Jake has already suggested this and we have 5 so far interested, this is his post

http://www.chihuahua-people.com/showthread.php?t=46798

So hopefully we can get some more people interested and then we can arrange a central point for us all.

Deme x


----------



## OurCheekyChihuahuas (Nov 18, 2009)

that would be lovely if Rache & Trcaey went id definately have to take Fifi! Lol x


----------



## rache (Nov 10, 2009)

It would be like a little family reunion too! lol. x


----------



## snazzychi (Jan 19, 2010)

just came accross this thread! i would love to meet! x


----------



## OurCheekyChihuahuas (Nov 18, 2009)

haah yep lol! Rache id have to bring Tiny if he was feeling happy enugh i dont know how he'd react to so many little dogs lol x


----------



## rache (Nov 10, 2009)

It could help him overcome his nervousness a little x


----------



## OurCheekyChihuahuas (Nov 18, 2009)

hopefully lol hesok with my girls and other but hes the only one i wudnt trust off of a lead and is nervous around new people for a while poor little guy lol x


----------



## 18453 (Feb 6, 2010)

Daisy would come  heading over to the other thread!


----------



## Bellatrix (Apr 23, 2010)

If a UK meet up does happen I'd love to bring bella, well have her back after July 14th 2010.

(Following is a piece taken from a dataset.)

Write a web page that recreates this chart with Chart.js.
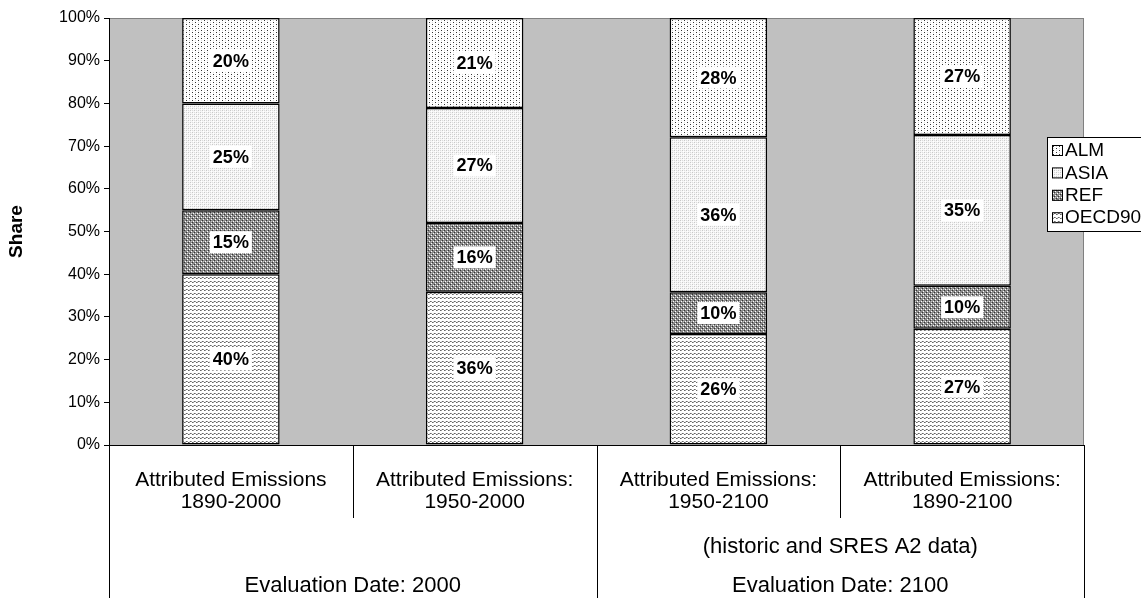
<!DOCTYPE html>
<html>
<head>
<meta charset="utf-8">
<script src="https://cdn.jsdelivr.net/npm/chart.js@4"></script>
<style>
  body { margin: 0; background: #fff; }
  #wrap { width: 1141px; height: 598px; }
</style>
</head>
<body>
<div id="wrap"><canvas id="shareChart" width="1141" height="598"></canvas></div>
<script>
// categories (two lines each) and the grouping rows under them
const categories = [
  ['Attributed Emissions', '1890-2000'],
  ['Attributed Emissions:', '1950-2000'],
  ['Attributed Emissions:', '1950-2100'],
  ['Attributed Emissions:', '1890-2100']
];
const groupNotes = ['', '(historic and SRES A2 data)'];
const groupLabels = ['Evaluation Date: 2000', 'Evaluation Date: 2100'];

// shares in percent
const oecd90 = [40.0, 35.9, 26.0, 27.2];
const ref = [15.0, 16.1, 9.8, 10.1];
const asia = [25.0, 26.9, 36.3, 35.3];
const alm = [20.0, 21.1, 27.9, 27.4];

const yTicks = [0, 10, 20, 30, 40, 50, 60, 70, 80, 90, 100];

const FONT = "'Liberation Sans', Arial, sans-serif";

// little bitmap tiles to mimic the old hatch fills
function tile(w, h, bg, dots) {
  const c = document.createElement('canvas');
  c.width = w; c.height = h;
  const g = c.getContext('2d');
  g.fillStyle = bg;
  g.fillRect(0, 0, w, h);
  dots.forEach(d => {
    g.fillStyle = d[2];
    g.fillRect(d[0], d[1], 1, 1);
  });
  return g.createPattern(c, 'repeat');
}

const almFill = tile(6, 4, '#ffffff', [[0, 0, '#333'], [3, 2, '#333'], [3, 0, '#dcdcdc'], [0, 2, '#dcdcdc']]);
const asiaFill = tile(4, 4, '#f6f6f6', [[0, 0, '#c8c8c8'], [2, 0, '#dcdcdc'], [0, 2, '#dcdcdc'], [2, 2, '#c8c8c8'], [1, 1, '#fff'], [3, 3, '#fff']]);
const refFill = tile(4, 4, '#8a8a8a', [[1, 1, '#ffffff'], [3, 3, '#ffffff'], [0, 2, '#333'], [2, 0, '#333'], [3, 1, '#c8c8c8']]);
const oecdFill = tile(4, 4, '#ffffff', [[0, 2, '#666'], [1, 2, '#999'], [2, 1, '#666'], [3, 1, '#999'], [1, 1, '#e0e0e0']]);

const seriesInfo = [
  { label: 'OECD90', data: oecd90, fill: oecdFill },
  { label: 'REF', data: ref, fill: refFill },
  { label: 'ASIA', data: asia, fill: asiaFill },
  { label: 'ALM', data: alm, fill: almFill }
];

// grey plot background + frame
const plotBack = {
  id: 'plotBack',
  beforeDraw(chart) {
    const a = chart.chartArea, ctx = chart.ctx;
    ctx.save();
    ctx.fillStyle = '#c0c0c0';
    ctx.fillRect(a.left, a.top, a.right - a.left, a.bottom - a.top);
    ctx.strokeStyle = '#808080';
    ctx.lineWidth = 1;
    ctx.strokeRect(a.left + 0.5, a.top + 0.5, a.right - a.left - 1, a.bottom - a.top);
    ctx.restore();
  }
};

// percent labels in white boxes
const segLabels = {
  id: 'segLabels',
  afterDatasetsDraw(chart) {
    const ctx = chart.ctx;
    ctx.save();
    ctx.font = 'bold 18px ' + FONT;
    ctx.textAlign = 'center';
    ctx.textBaseline = 'middle';
    chart.data.datasets.forEach((ds, i) => {
      chart.getDatasetMeta(i).data.forEach((bar, j) => {
        const txt = Math.round(ds.data[j]) + '%';
        const cy = (bar.y + bar.base) / 2;
        const w = ctx.measureText(txt).width + 6;
        ctx.fillStyle = '#fff';
        ctx.fillRect(bar.x - w / 2, cy - 11, w, 22);
        ctx.fillStyle = '#000';
        ctx.fillText(txt, bar.x, cy + 1);
      });
    });
    ctx.restore();
  }
};

// category table under the axis + legend box
const tableAndLegend = {
  id: 'tableAndLegend',
  afterDraw(chart) {
    const ctx = chart.ctx, a = chart.chartArea;
    const H = chart.height;
    const step = (a.right - a.left) / categories.length;
    ctx.save();
    ctx.strokeStyle = '#000';
    ctx.lineWidth = 1;
    // inner separators (short) and group separators (full)
    for (let i = 0; i <= categories.length; i++) {
      const x = Math.round(a.left + i * step) + 0.5;
      const full = i % 2 === 0;
      ctx.beginPath();
      ctx.moveTo(x, a.bottom);
      ctx.lineTo(x, full ? H : a.bottom + 73);
      ctx.stroke();
    }
    ctx.fillStyle = '#000';
    ctx.font = '22px ' + FONT;
    ctx.textAlign = 'center';
    ctx.textBaseline = 'middle';
    for (let g = 0; g < groupLabels.length; g++) {
      const cx = a.left + (g * 2 + 1) * step;
      if (groupNotes[g]) ctx.fillText(groupNotes[g], cx, a.bottom + 102);
      ctx.fillText(groupLabels[g], cx, a.bottom + 141);
    }

    // legend
    const lx = 1047, ly = 137;
    ctx.fillStyle = '#fff';
    ctx.fillRect(lx, ly, 120, 94);
    ctx.strokeRect(lx + 0.5, ly + 0.5, 120, 94);
    ctx.font = '19px ' + FONT;
    ctx.textAlign = 'left';
    const order = seriesInfo.slice().reverse();
    order.forEach((s, k) => {
      const yy = ly + 13 + k * 22.4;
      ctx.fillStyle = s.fill;
      ctx.fillRect(lx + 5, yy - 5, 11, 11);
      ctx.strokeStyle = '#000';
      ctx.strokeRect(lx + 5.5, yy - 4.5, 10, 10);
      ctx.fillStyle = '#000';
      ctx.fillText(s.label, lx + 18, yy + 1);
    });
    ctx.restore();
  }
};

new Chart(document.getElementById('shareChart'), {
  type: 'bar',
  data: {
    labels: categories,
    datasets: seriesInfo.map(s => ({
      label: s.label,
      data: s.data,
      backgroundColor: s.fill,
      borderColor: '#000',
      borderWidth: 1.5,
      borderSkipped: false,
      barPercentage: 0.4,
      categoryPercentage: 1
    }))
  },
  options: {
    responsive: false,
    animation: false,
    devicePixelRatio: 1,
    layout: { padding: { top: 18, right: 57, left: 0, bottom: 0 } },
    plugins: {
      legend: { display: false },
      tooltip: { enabled: false }
    },
    scales: {
      x: {
        stacked: true,
        afterFit(s) { s.height = 153; },
        grid: { display: false },
        border: { display: true, color: '#000', width: 1 },
        ticks: {
          color: '#000',
          font: { family: FONT, size: 21, lineHeight: 1.05 },
          padding: 16,
          autoSkip: false,
          maxRotation: 0
        }
      },
      y: {
        stacked: true,
        min: 0,
        max: 100,
        afterFit(s) { s.width = 109; },
        afterBuildTicks(s) { s.ticks = yTicks.map(v => ({ value: v })); },
        grid: { drawOnChartArea: false, tickLength: 5, color: '#000' },
        border: { display: true, color: '#000', width: 1 },
        title: {
          display: true,
          text: 'Share',
          color: '#000',
          font: { family: FONT, size: 19, weight: 'bold' },
          padding: { top: 5, bottom: 0 }
        },
        ticks: {
          color: '#000',
          font: { family: FONT, size: 16 },
          padding: 4,
          callback: v => v + '%'
        }
      }
    }
  },
  plugins: [plotBack, segLabels, tableAndLegend]
});
</script>
</body>
</html>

I will keep and eye out  to see if one does happen.


----------



## princess prada (Nov 28, 2010)

That would be amazing!
I live in kent but I am willing to travel miles for one!!
I have seriously been thinking of organizing one myself


----------



## Natti (Jun 24, 2010)

If a uk meetup is arranged, Maisie and Pip would love to be there


----------



## Rose of Love (Dec 1, 2010)

i really want a big uk meetup, but im not sure if i would be able to travel for ages, but if anything like 2/3 hours away than why not lol


----------